FAIR PLAY


Wasid Mansyur
Dosen FAHUM UIN Sunan Ampel Surabaya, 
Aktivis PW GP Ansor Jawa Timur

Dalam salah satu kesempatan, penulis menyaksikan permainan sepak bola yang dimainkan oleh anak- di area depan rumah. Hiburan depan rumah ini menarik, bukan saja karena gratis, tapi sekaligus "ngemong" anak sendiri yang juga ikut main sepak bola, dan melihat secara langsung permainan mereka kaitannya kaitan bagaimana mereka bermain dalam kerja-kerja tim dan menjaga sportivitas dalam menggiring bola.

Pemandangan seperti ini hampir terjadi setiap liburan Sabtu atau Minggu. Jika tidak siang hari, terkadang di malam hari, setelah mereka semua keluar dari masjid dekat rumah sehabis sholat Isya’ berjama'ah. Itulah dunia anak-anak, kalau sudah maunya, tidak mengenal siang atau malam. Walau, model permainan seperti ini, menurut penulis lebih baik dari pada anak-anak terdiam di rumah sambil menggerakkan jari bersama HP dalam waktu berjam-jam. Padahal, efek negatifnya bermain HP terlalu lama sangat jelas, bukan saja kepada fisiknya, tapi juga pada mentapnya; setidaknya dalam membangun mental hedonis-individualis.

Namun, pada hari yang berbeda, permainan bola ini menjadi aneh sebab permainannya menjadi dua. Yang satu lebih dekat rumah, sementara yang lain permainan sebab bola agak jauh dari rumah. Alhasil, penulis penasaran, sambil mengintrogasi anak sendiri dan teman dekatnya, bagaimana hal ini bisa terjadi? Mereka serentak menjawab, ada "kecurangan" dan "kekerasan" permainan, Buy (sebutan yang lazim kepada penulis). Akupun, menjawab: santai-santai, ojo tukaran. Harus segera damai yaaa hhhhhh. 

Inilah salah satu di antara fenomena dalam dunia sepak bola, walau kelasnya kecil di lingkungan RT. Ketidaklaziman dalam permainan bola disinyalir menjadi salah satu pemantik kerenggangan komunikasi antar mereka, walau tidak begitu lama sebab pemainnya adalah anak-anak. Namanya anak-anak, semua mudah terlupakan, dan semua akan mudah menyatu seiring perjalanan waktu, asal orang tua tidak ikut intervensi.

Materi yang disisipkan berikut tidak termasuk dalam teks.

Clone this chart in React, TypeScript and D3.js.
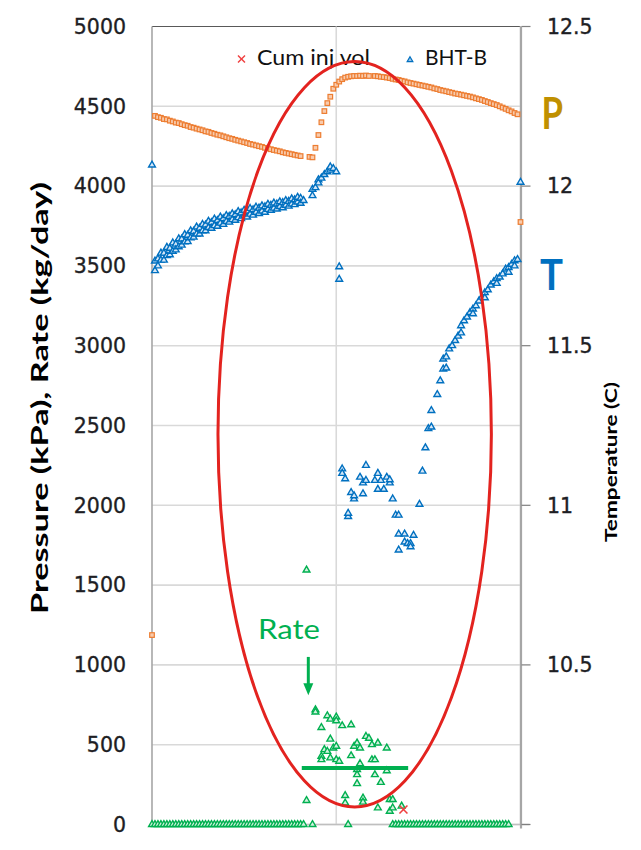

Namun, kejadian seperti ini bisa menimpa semua orang dalam realitas berbeda, tidak harus dunia sepak bola. Bahwa apa yang disebut fair play itu penting dalam realitas kehidupan sosial, apalagi dalam realitas sosial yang beragam baik suku, agama maupun ras. Bahkan, dalam rumah tanggapun, fair play adalah salah satu kunci yang mengantarkan rumah tangga akan melahirkan saling kerjasama dalam menyelesaikan problem sesuai dengan kapasitas masing-masing dan kesepakatan domistik yang ditanam diawal proses membangun rumah tangga.

Betapa, banyak rumah tangga hancur (broken home), ketika fair play sudah tidak menjadi role model dalam membangun rumah tangga sesuai dengan kesepakatan antar pasangan. Setiap individu selalu ingin menjadi pemenang, tanpa mempertimbangkan hak dan kewajiban masing-masing. Itu artinya, sejatinya pemenang dalam konteks ini, tidak lain adalah mereka yang konsisten pada alur yang telah disepakati, misalnya untuk saling menghargai hak dan kewajiban masing-masing.

Itulah pentingnya fair play dalam kehidupan. Tanpa fair play, dapat dipastikan kerumitan dalam hidup akan lebih besar, daripada kenyamanannya. Karenanya, fair play dalam konteks sosial adalah interaksi antar sesama dalam bingkai aturan yang disepakati sebab kehidupan sejatinya adalah dunia permainan yang bingkai dengan keteratusan sistem.

 

Demokrasi Riang Gembira

Tahun 2024, pesta demokrasi akan digelar dengan dilaksanakannya Pemilihan Umum. Sengaja, penulis menggunakan kata pesta sebab ia ada agenda lima tahunan yang harus disikapi dengan riang gembira sebagaimana kita ikut melihat atau terlibat dalam pesta, bukan dengan sikap yang menyedihkan, apalagi menakutkan. Hal ini penting, agar kiranya semua tidak hanya berpikir soal proses ber-Pemilu, tapi perlu berpikir sejauh mana pemilu kali ini memberikan warna konkrit bagi kemaslahatan bangsa secara menyeluruh.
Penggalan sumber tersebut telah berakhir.